Não é fácil. Não é fácil pensar que nunca mais entrarão nesta casa, que as velhas cadeiras nunca mais serão ocupadas por eles para ver quem passa e que as flores nunca mais serão regadas e mimadas como antes. A casa da minha avó está vazia de pessoas mas cheia de recordações. Acho que ela não pôde despedir-se convenientemente porque a doença já não o permitia mas sabe que não voltará a entrar aqui. E assim eu fico triste - por mim e por eles.
Temos o resto do nossos pertences na sala da minha avó. A mesma sala onde quase nunca entrava, onde a minha avó guardava as melhores peças de roupa, onde descansava a papelada do médico e algumas fotografias nossas. São caixas e caixas de coisas que deixámos para trás no imenso silêncio que é o que resta dos meus avós. Não me hei-de esquecer nunca: o retrato gigante do meu pai quando estava no Ultramar, o gato de loiça a substituir o gato que uma vez largaram em Arronches, o velho relógio a marcar as horas que sempre passaram lentas, os cortinados de renda que foram fundo de fotografias encenadas e pouco naturais, as flores e plantas que a minha avó sempre adorou com o seu jeito inato, o pote com açúcar louro que sempre guardou na gaveta ao lado do fogão, a pequena cafeteira com que fazia a mistura para os nossos lanches e que bebíamos em chávenas que eram maçarocas de milho, a cama onde me sentei tantas vezes enquanto o meu avô ainda dormia depois do turno da noite, as nossas fotografias em bebé e os nossos primos afastados e eu vestida para a primeira comunhão.

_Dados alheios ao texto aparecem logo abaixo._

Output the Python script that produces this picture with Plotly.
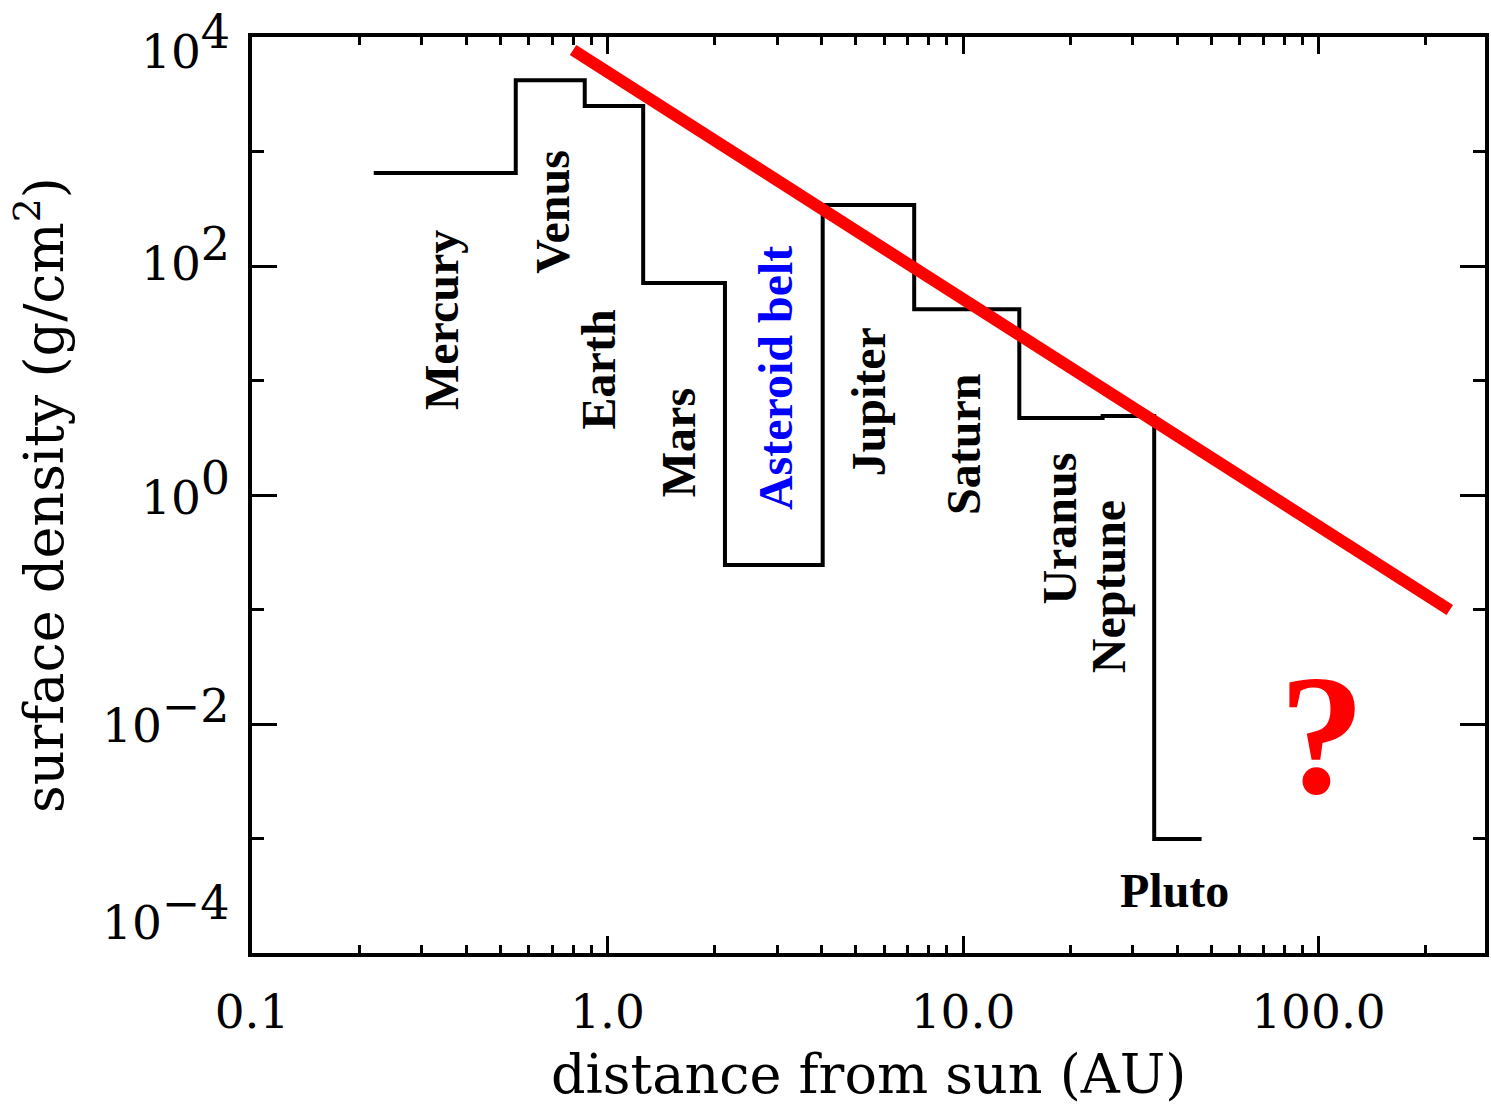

Não quero ter medo de um dia entrar lá em casa mas a verdade é que agora sinto que em breve não restará nada, apenas os fantasmas da vida que tivemos lá, enquanto crescíamos. Não me esqueço dos lanches nas escadas como se fossem piqueniques ou de entrar a custo pela varanda depois de vir da biblioteca carregada de livros. Hei-de sentir sempre o cheiro a cortiça e ver as mulheres que se param a conversar ao pé do quiosque e lembrar-me das batatas fritas que a minha avó me fazia (grossas e moles, como eu mais gostava). Eu sei que eles vivem enquanto restarem as nossas memórias mas não é a mesma coisa. Parece que com eles desaparece também a minha infância e tudo o que resta são os artefactos desse tempo numa espécie de museu. A casa da minha avó está vazia de pessoas mas cheia de recordações.